Estimating the asymptotic variance
- In most cases, \(I\left( θ \right)\) cannot be found analytically.
- However,
\[I\left( θ \right)=-E\left( \frac{∂^2l_i\left( θ \right)}{∂θ∂θ'} \right)\]
- can be consistently estimated using
\[I_H\left( θ \right)=- \frac{1}{n}\sum_{i=1}^{n}{ \frac{∂^2l_i\left( θ \right)}{∂θ∂θ'} }\]
- which can be consistently estimated using \(I_H\left( {\hat{θ}}_{ML} \right)\) .
- Also,
\[I\left( θ \right)=E\left( \frac{∂l_i\left( θ \right)}{∂θ} \frac{∂l_i\left( θ \right)}{∂θ'} \right)=E\left( s_i\left( θ \right)s_i{\left( θ \right)}' \right)\]
- can be consistently estimated using
\[I_G\left( θ \right)= \frac{1}{n}\sum_{i=1}^{n}{ s_i\left( θ \right)s_i{\left( θ \right)}' }\]
- which can be consistently estimated using \(I_G\left( {\hat{θ}}_{ML} \right)\)
- We have two consistent estimators of \(I\left( θ \right)\) , \(I_H\left( {\hat{θ}}_{ML} \right)\) and \(I_G\left( {\hat{θ}}_{ML} \right)\) , where \(H\) stands for “Hessian” and \(G\) for “Gradient”. You can find many more.
- Result
\[{\hat{V}}_H=I_H{\left( {\hat{θ}}_{ML} \right)}^{-1}\]
- as well as
\[{\hat{V}}_G=I_G{\left( {\hat{θ}}_{ML} \right)}^{-1}\]

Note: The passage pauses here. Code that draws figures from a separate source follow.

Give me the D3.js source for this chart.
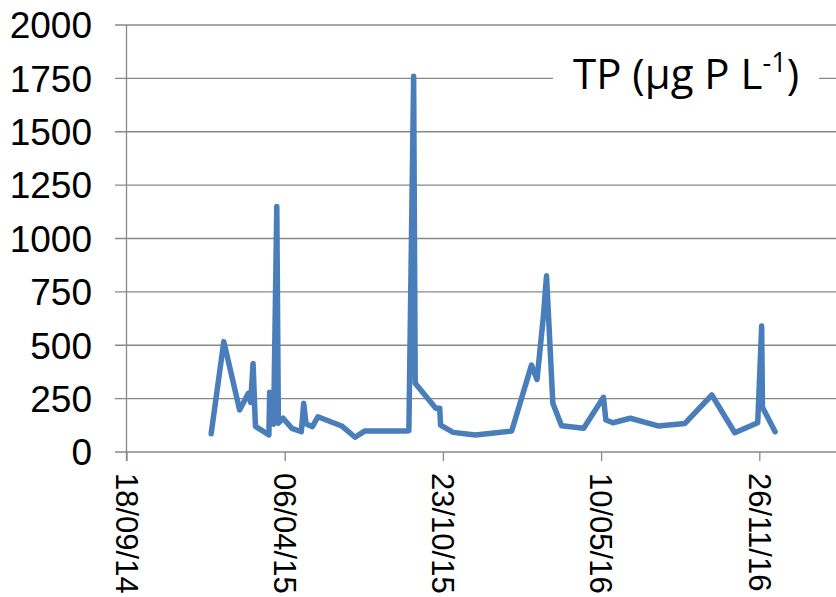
<!DOCTYPE html>
<html>
<head>
<meta charset="utf-8">
<script src="https://cdn.jsdelivr.net/npm/d3@7"></script>
<style>
  body { margin: 0; background: #fff; }
  svg { display: block; }
</style>
</head>
<body>
<div id="chart"></div>
<script>
// sampling dates (dd/mm/yy) and total phosphorus values
const dates = [
  "03/01/15", "19/01/15", "08/02/15", "19/02/15", "22/02/15", "25/02/15", "28/02/15",
  "17/03/15", "18/03/15", "23/03/15", "27/03/15", "29/03/15", "04/04/15", "15/04/15",
  "27/04/15", "30/04/15", "03/05/15", "11/05/15", "18/05/15", "17/06/15", "04/07/15",
  "16/07/15", "06/09/15", "10/09/15", "16/09/15", "18/09/15", "14/10/15", "19/10/15",
  "20/10/15", "05/11/15", "03/12/15", "18/01/16", "12/02/16", "19/02/16", "27/02/16",
  "02/03/16", "10/03/16", "21/03/16", "18/04/16", "13/05/16", "16/05/16", "25/05/16",
  "16/06/16", "21/07/16", "24/08/16", "27/09/16", "26/10/16", "24/11/16", "29/11/16",
  "30/11/16", "16/12/16"
];
const tp = [
  85, 517, 197, 275, 232, 415, 120,
  80, 280, 130, 1150, 135, 158, 111,
  95, 228, 131, 119, 165, 122, 69,
  98, 98, 100, 1760, 322, 205, 205,
  126, 92, 80, 98, 407, 340, 634,
  825, 228, 123, 111, 256, 150, 137,
  158, 122, 134, 267, 90, 137, 590,
  210, 95
];
const xTickLabels = ["18/09/14", "06/04/15", "23/10/15", "10/05/16", "26/11/16"];
const yTicks = [0, 250, 500, 750, 1000, 1250, 1500, 1750, 2000];
const xDomain = ["18/09/14", "14/06/17"];

const parse = d3.utcParse("%d/%m/%y");
const fmt = d3.utcFormat("%d/%m/%y");
const data = dates.map((d, i) => ({ date: parse(d), value: tp[i] }));

const W = 836, H = 597;
const gridColor = "#888888";

const svg = d3.select("#chart").append("svg")
  .attr("width", W)
  .attr("height", H);

const x = d3.scaleUtc()
  .domain(xDomain.map(parse))
  .range([126.5, 917.5]);

const y = d3.scaleLinear()
  .domain([0, 2000])
  .range([452, 25]);

// horizontal gridlines + y ticks
svg.append("g")
  .selectAll("line")
  .data(yTicks)
  .join("line")
  .attr("x1", 115)
  .attr("x2", W)
  .attr("y1", d => y(d))
  .attr("y2", d => y(d))
  .attr("stroke", gridColor)
  .attr("stroke-width", 1.3);

// y labels
svg.append("g")
  .selectAll("text")
  .data(yTicks)
  .join("text")
  .attr("x", 92)
  .attr("y", d => y(d))
  .attr("dy", "0.36em")
  .attr("text-anchor", "end")
  .attr("font-family", "Liberation Sans, Arial, sans-serif")
  .attr("font-size", 37)
  .attr("fill", "#000")
  .text(d => d);

// vertical axis line
svg.append("line")
  .attr("x1", x.range()[0]).attr("x2", x.range()[0])
  .attr("y1", y(2000)).attr("y2", 461)
  .attr("stroke", gridColor)
  .attr("stroke-width", 1.3);

// x axis
const xAxis = d3.axisBottom(x)
  .tickValues(xTickLabels.map(parse))
  .tickFormat(fmt)
  .tickSize(9)
  .tickSizeOuter(0);

const gx = svg.append("g")
  .attr("transform", `translate(0,${y(0)})`)
  .call(xAxis);
gx.select(".domain").remove();
gx.selectAll(".tick line")
  .attr("stroke", gridColor)
  .attr("stroke-width", 1.3);
gx.selectAll(".tick text")
  .attr("font-family", "Liberation Sans, Arial, sans-serif")
  .attr("font-size", 31)
  .attr("fill", "#000")
  .attr("text-anchor", "start")
  .attr("transform", "translate(0,21) rotate(90)")
  .attr("x", 0)
  .attr("y", 0)
  .attr("dy", "0.36em");

// data line
const line = d3.line()
  .x(d => x(d.date))
  .y(d => y(d.value));

svg.append("path")
  .datum(data)
  .attr("d", line)
  .attr("fill", "none")
  .attr("stroke", "#4a7ebb")
  .attr("stroke-width", 5.5)
  .attr("stroke-linejoin", "round")
  .attr("stroke-linecap", "round");

// title label with white box behind it
const titleG = svg.append("g");
const box = titleG.append("rect").attr("fill", "#fff");
const title = titleG.append("text")
  .attr("x", 573)
  .attr("y", 89)
  .attr("font-family", "Open Sans, sans-serif")
  .attr("font-size", 42)
  .attr("fill", "#000");
title.append("tspan").text("TP (µg P L");
title.append("tspan").attr("font-size", 27).attr("dy", -17).text("-1");
title.append("tspan").attr("dy", 17).text(")");

const bb = title.node().getBBox();
box.attr("x", bb.x - 20)
  .attr("y", bb.y)
  .attr("width", bb.width + 40)
  .attr("height", bb.height);
</script>
</body>
</html>
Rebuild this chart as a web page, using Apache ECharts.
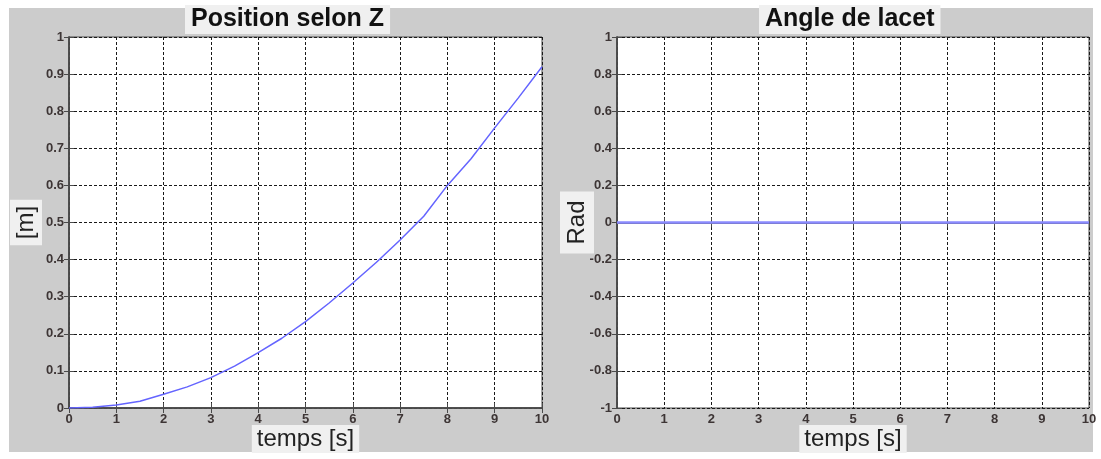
<!DOCTYPE html>
<html>
<head>
<meta charset="utf-8">
<script src="https://cdn.jsdelivr.net/npm/echarts@6/dist/echarts.min.js"></script>
<style>
  html, body { margin: 0; padding: 0; background: #ffffff; }
  #chart { width: 1101px; height: 459px; }
</style>
</head>
<body>
<div id="chart"></div>
<script>
// Time samples [s]
const timeValues = [0, 0.5, 1, 1.5, 2, 2.5, 3, 3.5, 4, 4.5, 5, 5.5, 6, 6.5, 7, 7.5, 8, 8.5, 9, 9.5, 10];
// Position along Z [m]
const positionZ = [0, 0.002, 0.008, 0.018, 0.037, 0.057, 0.082, 0.113, 0.149, 0.188, 0.233, 0.283, 0.337, 0.393, 0.453, 0.517, 0.600, 0.672, 0.755, 0.836, 0.920];
// Yaw angle [rad]
const yawAngle = [0, 0, 0, 0, 0, 0, 0, 0, 0, 0, 0, 0, 0, 0, 0, 0, 0, 0, 0, 0, 0];

const titles = ['Position selon Z', 'Angle de lacet'];
const xName = 'temps [s]';
const yNames = ['[m]', 'Rad'];
const xTicks = { min: 0, max: 10, interval: 1 };
const yTicksLeft = { min: 0, max: 1, interval: 0.1 };
const yTicksRight = { min: -1, max: 1, interval: 0.2 };

const pairs = (xs, ys) => xs.map((x, i) => [x, ys[i]]);

const labelStyle = { color: '#3d3535', fontSize: 13, fontWeight: 'bold', fontFamily: 'Liberation Sans, Arial, sans-serif' };
const gridLine = { show: true, lineStyle: { color: '#1a1a1a', type: [3, 2], width: 1 } };
const boxLine = { show: true, lineStyle: { color: '#4a4a4a', width: 1.5 } };
const innerTick = { show: true, inside: true, length: 5, lineStyle: { color: '#4a4a4a', width: 1 } };
const nameStyle = { color: '#222', fontSize: 24, fontFamily: 'Liberation Sans, Arial, sans-serif', backgroundColor: '#f0f0f0' };

function bottomAxis(gridIndex) {
  return {
    type: 'value', gridIndex, position: 'bottom',
    min: xTicks.min, max: xTicks.max, interval: xTicks.interval,
    name: xName, nameLocation: 'middle', nameGap: 17, nameMoveOverlap: false,
    nameTextStyle: Object.assign({}, nameStyle, { padding: [1, 5, 1, 5], lineHeight: 26 }),
    axisLine: boxLine, axisTick: innerTick,
    axisLabel: Object.assign({ margin: 5 }, labelStyle),
    splitLine: gridLine
  };
}
function topAxis(gridIndex) {
  return {
    type: 'value', gridIndex, position: 'top',
    min: xTicks.min, max: xTicks.max, interval: xTicks.interval,
    axisLine: boxLine, axisTick: innerTick,
    axisLabel: { show: false }, splitLine: { show: false }
  };
}
function leftAxis(gridIndex, ticks, name, gap, pad) {
  return {
    type: 'value', gridIndex, position: 'left',
    min: ticks.min, max: ticks.max, interval: ticks.interval,
    name, nameLocation: 'middle', nameGap: gap, nameRotate: 90, nameMoveOverlap: false,
    nameTextStyle: Object.assign({}, nameStyle, { padding: pad, lineHeight: 26 }),
    axisLine: boxLine, axisTick: innerTick,
    axisLabel: Object.assign({ margin: 5 }, labelStyle),
    splitLine: gridLine
  };
}
function rightAxis(gridIndex, ticks) {
  return {
    type: 'value', gridIndex, position: 'right',
    min: ticks.min, max: ticks.max, interval: ticks.interval,
    axisLine: boxLine, axisTick: innerTick,
    axisLabel: { show: false }, splitLine: { show: false }
  };
}

const chart = echarts.init(document.getElementById('chart'), null, { renderer: 'canvas' });

chart.setOption({
  backgroundColor: '#ffffff',
  animation: false,
  graphic: [{
    type: 'rect', z: -10, silent: true,
    shape: { x: 9, y: 8, width: 1084, height: 444 },
    style: { fill: '#cccccc' }
  }],
  title: [
    {
      text: titles[0], left: 185, top: 5,
      backgroundColor: '#f0f0f0', padding: [1, 6, 1, 6],
      textStyle: { fontSize: 25, fontWeight: 'bold', color: '#111', fontFamily: 'Liberation Sans, Arial, sans-serif', lineHeight: 27 }
    },
    {
      text: titles[1], left: 759, top: 5,
      backgroundColor: '#f0f0f0', padding: [1, 6, 1, 6],
      textStyle: { fontSize: 25, fontWeight: 'bold', color: '#111', fontFamily: 'Liberation Sans, Arial, sans-serif', lineHeight: 27 }
    }
  ],
  grid: [
    { left: 69, top: 37, width: 473, height: 371, show: true, backgroundColor: '#ffffff', borderColor: '#4a4a4a', borderWidth: 1 },
    { left: 617, top: 37, width: 472, height: 371, show: true, backgroundColor: '#ffffff', borderColor: '#4a4a4a', borderWidth: 1 }
  ],
  xAxis: [bottomAxis(0), topAxis(0), bottomAxis(1), topAxis(1)],
  yAxis: [
    leftAxis(0, yTicksLeft, yNames[0], 27, [3, 6, 3, 6]),
    rightAxis(0, yTicksLeft),
    leftAxis(1, yTicksRight, yNames[1], 23, [4, 9, 4, 9]),
    rightAxis(1, yTicksRight)
  ],
  series: [
    {
      type: 'line', xAxisIndex: 0, yAxisIndex: 0, showSymbol: false, smooth: false,
      data: pairs(timeValues, positionZ),
      lineStyle: { color: '#6464ff', width: 1.5 }, itemStyle: { color: '#6464ff' }
    },
    {
      type: 'line', xAxisIndex: 2, yAxisIndex: 2, showSymbol: false,
      data: pairs(timeValues, yawAngle),
      lineStyle: { color: '#8a8aff', width: 2.5 }, itemStyle: { color: '#8a8aff' }
    }
  ]
});
</script>
</body>
</html>
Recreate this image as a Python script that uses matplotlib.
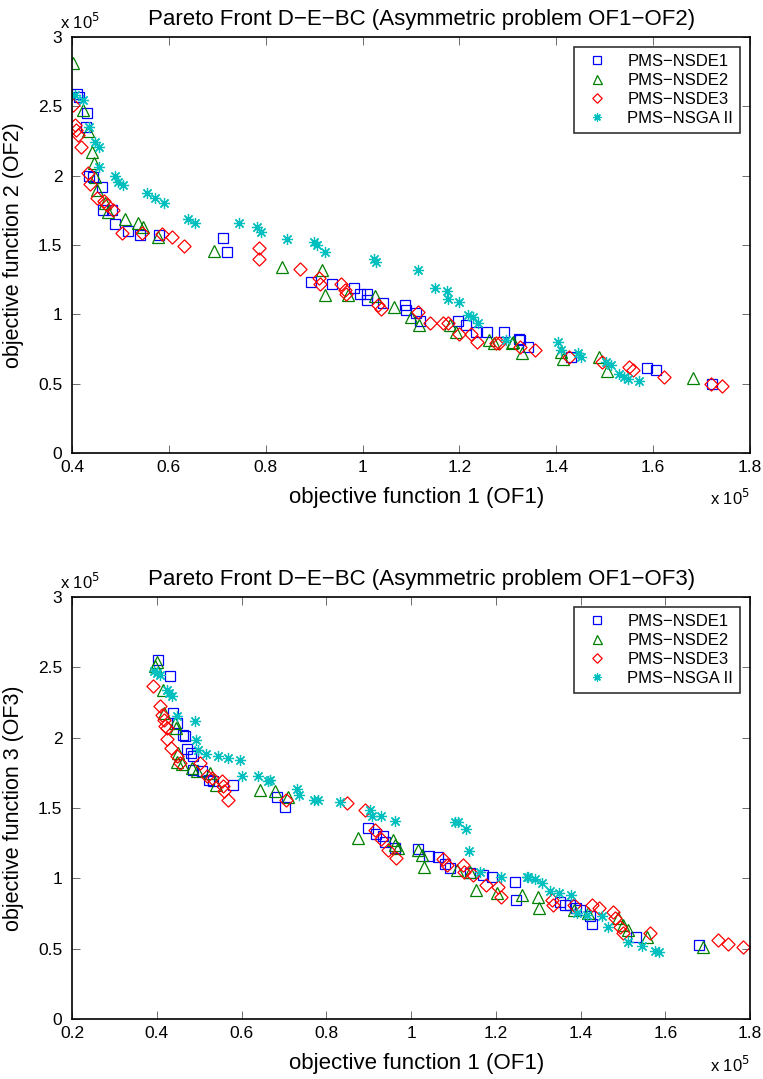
import matplotlib
matplotlib.use("Agg")
import matplotlib.pyplot as plt

plt.rcParams["font.family"] = ["Liberation Sans", "DejaVu Sans"]

# ------------------------------------------------------------------ #
# data (units of 1e5)
# ------------------------------------------------------------------ #
LABELS = ["PMS\u2212NSDE1", "PMS\u2212NSDE2", "PMS\u2212NSDE3", "PMS\u2212NSGA II"]

# --- OF1 vs OF2 ---
top_nsde1_x = [0.410, 0.415, 0.430, 0.428, 0.436, 0.444, 0.461, 0.463, 0.482, 0.489,
               0.516, 0.540, 0.580, 0.711, 0.720, 0.894, 0.937, 0.983, 0.994, 1.009,
               1.010, 1.043, 1.087, 1.090, 1.110, 1.118, 1.197, 1.214, 1.234, 1.256,
               1.291, 1.322, 1.324, 1.341, 1.430, 1.588, 1.605, 1.722]
top_nsde1_y = [2.59, 2.57, 2.45, 2.35, 2.00, 1.99, 1.92, 1.75, 1.75, 1.65,
               1.60, 1.57, 1.57, 1.55, 1.45, 1.235, 1.22, 1.19, 1.15, 1.15,
               1.10, 1.08, 1.07, 1.03, 1.01, 0.95, 0.95, 0.92, 0.875, 0.87,
               0.87, 0.82, 0.815, 0.766, 0.694, 0.61, 0.598, 0.497]

top_nsde2_x = [0.401, 0.423, 0.434, 0.442, 0.446, 0.447, 0.451, 0.468, 0.475, 0.509,
               0.537, 0.547, 0.578, 0.693, 0.834, 0.916, 0.923, 0.970, 1.025, 1.064,
               1.100, 1.116, 1.181, 1.193, 1.262, 1.272, 1.308, 1.310, 1.330, 1.410,
               1.414, 1.489, 1.504, 1.683]
top_nsde2_y = [2.81, 2.47, 2.32, 2.17, 2.09, 1.99, 1.90, 1.80, 1.74, 1.69,
               1.66, 1.63, 1.56, 1.46, 1.34, 1.32, 1.14, 1.14, 1.13, 1.055,
               0.98, 0.92, 0.92, 0.87, 0.815, 0.79, 0.795, 0.80, 0.72, 0.73,
               0.675, 0.69, 0.593, 0.538]

top_nsde3_x = [0.403, 0.406, 0.408, 0.413, 0.418, 0.434, 0.437, 0.451, 0.465, 0.472,
               0.485, 0.504, 0.544, 0.585, 0.606, 0.631, 0.786, 0.787, 0.871, 0.911,
               0.913, 0.956, 0.963, 0.966, 1.032, 1.039, 1.114, 1.140, 1.167, 1.176,
               1.200, 1.224, 1.236, 1.276, 1.282, 1.324, 1.355, 1.427, 1.495, 1.551,
               1.558, 1.623, 1.719, 1.743]
top_nsde3_y = [2.51, 2.365, 2.33, 2.29, 2.21, 2.02, 1.94, 1.84, 1.82, 1.79,
               1.75, 1.59, 1.59, 1.58, 1.56, 1.49, 1.475, 1.40, 1.33, 1.26,
               1.22, 1.22, 1.175, 1.15, 1.07, 1.04, 1.02, 0.935, 0.94, 0.94,
               0.86, 0.86, 0.80, 0.795, 0.79, 0.766, 0.74, 0.694, 0.658, 0.62,
               0.598, 0.55, 0.50, 0.483]

top_nsga_x = [0.406, 0.423, 0.436, 0.447, 0.456, 0.456, 0.489, 0.495, 0.506, 0.555,
              0.571, 0.590, 0.640, 0.654, 0.745, 0.781, 0.790, 0.843, 0.900, 0.905,
              0.922, 1.023, 1.028, 1.114, 1.150, 1.174, 1.176, 1.200, 1.217, 1.227,
              1.238, 1.296, 1.403, 1.410, 1.444, 1.450, 1.502, 1.512, 1.530, 1.540,
              1.547, 1.571]
top_nsga_y = [2.58, 2.545, 2.35, 2.245, 2.21, 2.06, 2.00, 1.955, 1.93, 1.877,
              1.836, 1.80, 1.685, 1.66, 1.66, 1.63, 1.595, 1.54, 1.52, 1.50,
              1.45, 1.40, 1.38, 1.32, 1.19, 1.17, 1.11, 1.09, 0.995, 0.98,
              0.935, 0.815, 0.80, 0.74, 0.72, 0.69, 0.658, 0.634, 0.57, 0.545,
              0.53, 0.52]

# --- OF1 vs OF3 ---
bot_nsde1_x = [0.404, 0.431, 0.439, 0.447, 0.463, 0.467, 0.471, 0.481, 0.485, 0.486,
               0.506, 0.524, 0.533, 0.581, 0.683, 0.703, 0.899, 0.917, 0.933, 0.939,
               0.962, 1.017, 1.043, 1.063, 1.080, 1.092, 1.138, 1.171, 1.190, 1.245,
               1.248, 1.352, 1.363, 1.375, 1.389, 1.399, 1.422, 1.426, 1.531, 1.680]
bot_nsde1_y = [2.555, 2.436, 2.175, 2.105, 2.02, 2.01, 1.92, 1.89, 1.87, 1.77,
               1.76, 1.70, 1.69, 1.665, 1.58, 1.51, 1.357, 1.317, 1.30, 1.255,
               1.215, 1.21, 1.16, 1.15, 1.10, 1.077, 1.037, 1.025, 1.01, 0.977,
               0.847, 0.835, 0.81, 0.81, 0.788, 0.776, 0.733, 0.676, 0.586, 0.527]

bot_nsde2_x = [0.400, 0.396, 0.414, 0.418, 0.443, 0.445, 0.451, 0.447, 0.459, 0.482,
               0.494, 0.526, 0.540, 0.644, 0.679, 0.710, 0.876, 0.958, 0.962, 0.970,
               1.017, 1.025, 1.031, 1.108, 1.138, 1.153, 1.202, 1.261, 1.300, 1.303,
               1.385, 1.418, 1.489, 1.501, 1.513, 1.556, 1.690]
bot_nsde2_y = [2.54, 2.51, 2.34, 2.176, 2.105, 2.07, 1.89, 1.824, 1.81, 1.785,
               1.76, 1.75, 1.665, 1.63, 1.62, 1.58, 1.286, 1.274, 1.238, 1.215,
               1.20, 1.167, 1.084, 1.06, 1.048, 0.918, 0.895, 0.883, 0.87, 0.788,
               0.776, 0.752, 0.717, 0.669, 0.633, 0.58, 0.51]

bot_nsde3_x = [0.390, 0.408, 0.412, 0.416, 0.419, 0.423, 0.425, 0.434, 0.447, 0.455,
               0.502, 0.518, 0.530, 0.553, 0.557, 0.559, 0.569, 0.706, 0.850, 0.891,
               0.915, 0.930, 0.946, 0.964, 1.076, 1.084, 1.122, 1.125, 1.147, 1.178,
               1.206, 1.212, 1.332, 1.336, 1.385, 1.426, 1.444, 1.476, 1.481, 1.493,
               1.500, 1.564, 1.725, 1.749, 1.784]
bot_nsde3_y = [2.37, 2.228, 2.164, 2.128, 2.085, 2.07, 1.99, 1.927, 1.867, 1.82,
               1.82, 1.73, 1.713, 1.69, 1.653, 1.618, 1.559, 1.559, 1.535, 1.483,
               1.345, 1.279, 1.203, 1.144, 1.137, 1.096, 1.096, 1.048, 1.025, 0.954,
               0.942, 0.866, 0.847, 0.811, 0.811, 0.811, 0.788, 0.764, 0.717, 0.657,
               0.61, 0.61, 0.562, 0.534, 0.51]

bot_nsga_x = [0.394, 0.400, 0.408, 0.423, 0.430, 0.435, 0.447, 0.490, 0.493, 0.498,
              0.516, 0.545, 0.569, 0.596, 0.600, 0.640, 0.663, 0.667, 0.732, 0.736,
              0.770, 0.780, 0.832, 0.903, 0.907, 0.930, 0.962, 1.104, 1.112, 1.130,
              1.137, 1.163, 1.212, 1.273, 1.277, 1.293, 1.308, 1.328, 1.350, 1.377,
              1.391, 1.415, 1.450, 1.466, 1.513, 1.544, 1.576, 1.586]
bot_nsga_y = [2.472, 2.46, 2.448, 2.342, 2.318, 2.294, 2.157, 2.116, 1.986, 1.915,
              1.886, 1.867, 1.855, 1.843, 1.725, 1.725, 1.689, 1.70, 1.635, 1.594,
              1.559, 1.555, 1.54, 1.483, 1.445, 1.445, 1.411, 1.404, 1.397, 1.35,
              1.196, 1.048, 1.013, 1.008, 1.008, 0.994, 0.97, 0.913, 0.895, 0.883,
              0.757, 0.74, 0.733, 0.657, 0.55, 0.52, 0.486, 0.479]

# ------------------------------------------------------------------ #
# style
# ------------------------------------------------------------------ #
STYLES = [
    dict(marker="s", color="#0000ff", ms=7.3),
    dict(marker="^", color="#008000", ms=9.0),
    dict(marker=(4, 0, 0), color="#ff0000", ms=9.5),
    dict(marker=(8, 2, 0), color="#00bfbf", ms=8.0),
]


def _panel(ax, series, xlim, xticks, xtick_labels, ylabel, title):
    for (x, y), st, lab in zip(series, STYLES, LABELS):
        ax.plot(x, y, linestyle="none", marker=st["marker"], ms=st["ms"],
                markerfacecolor="none", markeredgecolor=st["color"],
                markeredgewidth=0.9, label=lab)
    ax.set_xlim(*xlim)
    ax.set_ylim(0, 3)
    ax.set_xticks(xticks)
    ax.set_xticklabels(xtick_labels)
    ax.set_yticks([0, 0.5, 1, 1.5, 2, 2.5, 3])
    ax.set_yticklabels(["0", "0.5", "1", "1.5", "2", "2.5", "3"])
    ax.tick_params(direction="in", top=True, right=True, length=6,
                   width=0.6, labelsize=12.5, color="#555555")
    ax.tick_params(axis="x", pad=5)
    ax.tick_params(axis="y", pad=7)
    for sp in ax.spines.values():
        sp.set_linewidth(1.2)
    ax.set_xlabel("objective function 1 (OF1)", fontsize=16, labelpad=9, x=0.508)
    ax.set_ylabel(ylabel, fontsize=15.5, labelpad=10)
    ax.set_title(title, fontsize=16, pad=9, x=0.515)
    ax.text(-0.018, 1.012, "x 10$^5$", transform=ax.transAxes, fontsize=12,
            ha="left", va="bottom")
    ax.text(1.0, -0.085, "x 10$^5$", transform=ax.transAxes, fontsize=12,
            ha="right", va="top")
    leg = ax.legend(loc="upper right", fontsize=12, frameon=True, fancybox=False,
                    edgecolor="black", handlelength=2.0, handletextpad=0.8,
                    borderpad=0.4, labelspacing=0.25, borderaxespad=0.6,
                    markerscale=0.72)
    leg.get_frame().set_linewidth(1.2)


fig = plt.figure(figsize=(7.63, 10.79), dpi=100)
ax1 = fig.add_axes([0.0944, 0.5802, 0.8886, 0.3855])
ax2 = fig.add_axes([0.0944, 0.0556, 0.8886, 0.3911])

_panel(ax1,
       [(top_nsde1_x, top_nsde1_y), (top_nsde2_x, top_nsde2_y),
        (top_nsde3_x, top_nsde3_y), (top_nsga_x, top_nsga_y)],
       (0.4, 1.8), [0.4, 0.6, 0.8, 1.0, 1.2, 1.4, 1.6, 1.8],
       ["0.4", "0.6", "0.8", "1", "1.2", "1.4", "1.6", "1.8"],
       "objective function 2 (OF2)",
       "Pareto Front D\u2212E\u2212BC (Asymmetric problem OF1\u2212OF2)")

_panel(ax2,
       [(bot_nsde1_x, bot_nsde1_y), (bot_nsde2_x, bot_nsde2_y),
        (bot_nsde3_x, bot_nsde3_y), (bot_nsga_x, bot_nsga_y)],
       (0.2, 1.8), [0.2, 0.4, 0.6, 0.8, 1.0, 1.2, 1.4, 1.6, 1.8],
       ["0.2", "0.4", "0.6", "0.8", "1", "1.2", "1.4", "1.6", "1.8"],
       "objective function 3 (OF3)",
       "Pareto Front D\u2212E\u2212BC (Asymmetric problem OF1\u2212OF3)")

fig.savefig("out.png", dpi=100)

- are consistent estimators of the asympotic variance \(V\) , the variance of \(\sqrt{n}\left( {\hat{θ}}_{ML}-θ \right)\) as \(n→∞\) .
- Result: approximately for \(n\) large,
\[{\hat{θ}}_{ML} \sim N\left( θ,n^{-1}{\hat{V}}_H \right)\]
- and
\[{\hat{θ}}_{ML} \sim N\left( θ,n^{-1}{\hat{V}}_G \right)\]
- \({\hat{V}}_H\) and \({\hat{V}}_G\) can be calculated numerically.